These lyrical poems inhabit a world of dreamscapes, enigmas, and the numinous.
In her second collection, following The Last Eclipsed Moon(2008), Casebeer brings together 51 poems, many previously published in literary magazines. The title poem refers to two types of a quark, a fundamental subatomic particle. In 1990, the year Robert Taylor won the Nobel Prize in physics for his work on quarks, the speaker in this poem “had so little time to wonder / about the heart of anything,” consumed with “children and work / dogs and cats lilies and irises,” that she didn’t pay much attention to his achievement. Noting that the very term quarkscomes from James Joyce’s Finnegans Wake, whose opening line starts in the middle of a sentence, the speaker suggests that literature has the greater claim to what’s fundamental, since a story—unlike matter—can begin anywhere. “Charm and strange” also encapsulate the book’s sense of forces that are, like the quark, elusive.
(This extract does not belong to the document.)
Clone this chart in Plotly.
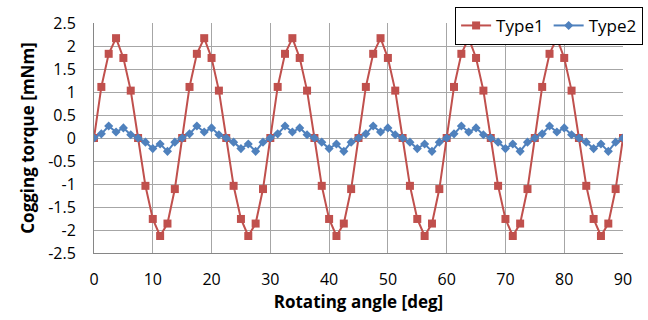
import plotly.graph_objects as go

step = 1.25
angles = [i * step for i in range(73)]
type1_period = [0, 1.11, 1.83, 2.17, 1.74, 1.03, 0.0, -1.04, -1.76, -2.13, -1.86, -1.11]
type2_period = [0, 0.09, 0.26, 0.13, 0.22, 0.07, 0.0, -0.09, -0.23, -0.13, -0.29, -0.09]
type1 = [type1_period[i % 12] for i in range(73)]
type2 = [type2_period[i % 12] for i in range(73)]

x_ticks = [0, 10, 20, 30, 40, 50, 60, 70, 80, 90]
y_ticks = [2.5, 2, 1.5, 1, 0.5, 0, -0.5, -1, -1.5, -2, -2.5]
y_ticktext = ["2.5", "2", "1.5", "1", "0.5", "0", "-0.5", "-1", "-1.5", "-2", "-2.5"]

red = "#C0504D"
blue = "#4F81BD"
font_family = "Open Sans, Lato, sans-serif"

fig = go.Figure()
fig.add_trace(go.Scatter(x=angles, y=type1, mode="lines+markers", name="Type1",
                         line=dict(color=red, width=2),
                         marker=dict(symbol="square", size=8, color=red)))
fig.add_trace(go.Scatter(x=angles, y=type2, mode="lines+markers", name="Type2",
                         line=dict(color=blue, width=2),
                         marker=dict(symbol="diamond", size=7, color=blue)))

fig.update_layout(
    width=648, height=320,
    margin=dict(l=94, r=25, t=23, b=67, autoexpand=False),
    paper_bgcolor="white", plot_bgcolor="white",
    font=dict(family=font_family, size=16, color="black"),
    legend=dict(orientation="h", x=1.038, xanchor="right", y=1.07, yanchor="top",
                bordercolor="black", borderwidth=1, bgcolor="white",
                font=dict(size=17), itemwidth=30, tracegroupgap=0),
    showlegend=True,
)
fig.update_xaxes(range=[0, 90], tickvals=x_ticks, showgrid=True, gridcolor="#A6A6A6",
                 gridwidth=1, showline=True, linecolor="#868686", zeroline=False,
                 ticks="", automargin=False, ticklabelstandoff=12,
                 title=dict(text="<b>Rotating angle [deg]</b>", font=dict(size=17), standoff=5))
fig.update_yaxes(range=[-2.5, 2.5], tickvals=y_ticks, ticktext=y_ticktext, showgrid=True,
                 gridcolor="#A6A6A6", gridwidth=1, showline=True, linecolor="#868686",
                 zeroline=False, ticks="", automargin=False, ticklabelstandoff=14,
                 title=dict(text="<b>Cogging torque [mNm]</b>", font=dict(size=17), standoff=9))

fig.write_html("out.html", config={"displayModeBar": False},
               post_script="document.body.style.margin='0';")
Dreams and death, for example, figure in the opening piece, “Imagine the weight.” The speaker has anxiety dreams about time-pressured tasks she must perform, including some related to her (now dead) parents. They’re late in two senses, and in the slowness of living, she can’t catch up. The short, unpunctuated lines convey her breathlessness well. In all these poems, Casebeer’s craft is evident in the lines’ precision and economy. Similarly, in “Symbol,” the speaker’s fears for her husband and his “deathrattle / crisis” aren’t stated explicitly but are expressed instead by the disturbing image of shrikes, predator birds “that impale their prey / on thorns since they have no talons / only a songbird’s delicate feet.” Other poems engage with politics and social issues, but whatever the subject, the author goes devastatingly to the heart of things.
Powerful, well-wrought poems that consider mystery with discipline and nuance.